In Sweden, veterinarians fear that they will have to put down animals instead of treating them, as the country's health authorities asked them to sparingly use anaesthetics, amid a shortage of propofol, an anaesthetic drug used for gravely ill COVID-19 patients. .
The veterinarians, however, would rather postpone cosmetic operations on humans, who can wait. Plastic surgery, such as removing heavy eyelids and double chins in otherwise healthy people, may be delayed without any health hazard, the Swedish Veterinarian Association wrote in an open letter to the National Board of Social Affairs and the Public Health Authority.
“We, as veterinarians, may be forced to kill animals for their own sake instead of going ahead with procedures where anaesthesia is required,” the letter said.
The union stressed that they take the lack of propofol with utmost seriousness. Some veterinarians have delivered their stock to intensive care units where patients with coronavirus are being treated. Should the lneed intensify, the Swedish Medical Products Agency may further limit veterinarians' right to prescribe drugs of this class. So far, the veterinarians have been encouraged to prioritise the treatment of animals used for food production above pets.

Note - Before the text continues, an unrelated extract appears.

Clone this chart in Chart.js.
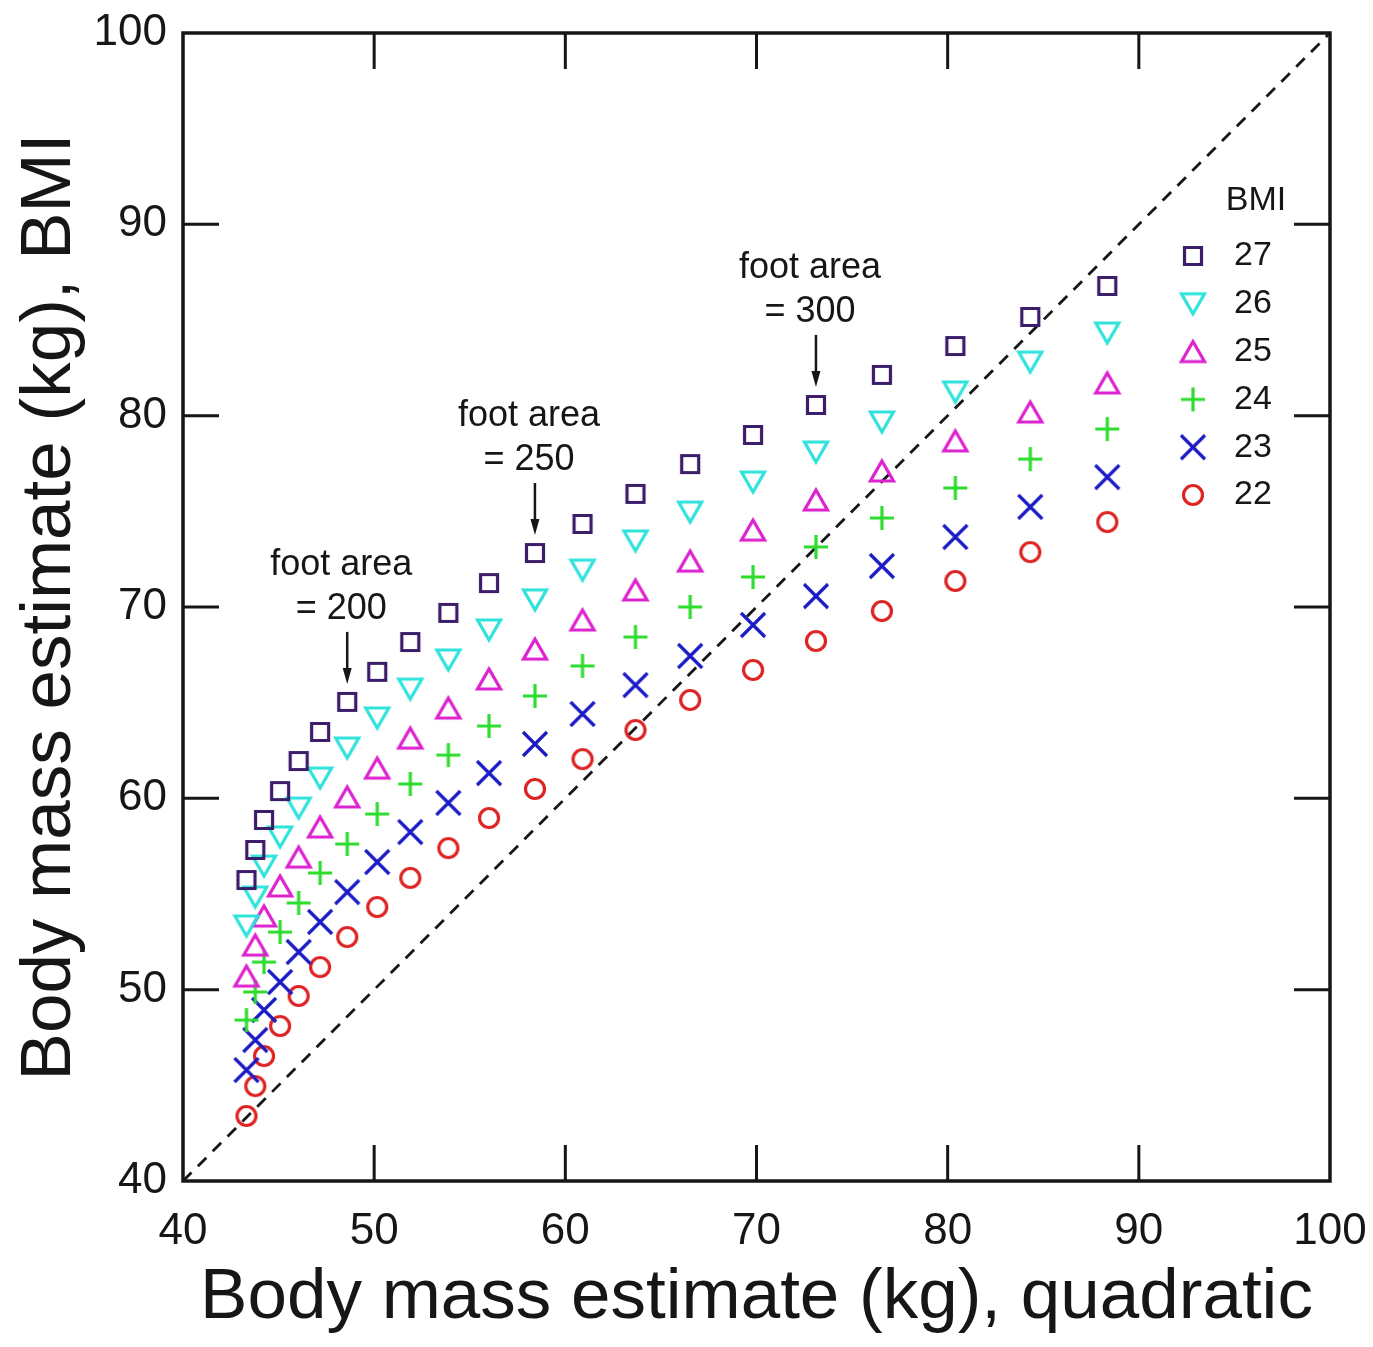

“The supply of possible anaesthetic drugs is reduced, and veterinarians are referred to a few substances that are not used in humans”, professor Görel Nyman at the Swedish University of Agricultural Sciences in Uppsala explained. According to her, there is a growing unrest about dwindling stocks.
Earlier this month, Swedish Radio reported that the shortages had prompted many animal hospitals to limit their procedures.
“This has meant that you have to prioritise and treat the acutely ill animals, postponing a lot of other interventions,” Swedish Veterinary Association communications manager Tove Särkinen said. Deferred interventions may include castration, tumour surgery and other treatments. Särkinen stressed that the cancelled operations also mean substantial financial losses for clinics, as they account for a large part of their income.
According to the daily newspaper Dagens Nyheter, propofol is the most common anaesthetic used in the Swedish health care system.
“Propofol is simply the best,” Annette Nyberg, the head of the Swedish Association for Anesthesia and Intensive Care said, explaining that the drug quickly leaves the body, and the patient can be awakened shortly after treatment.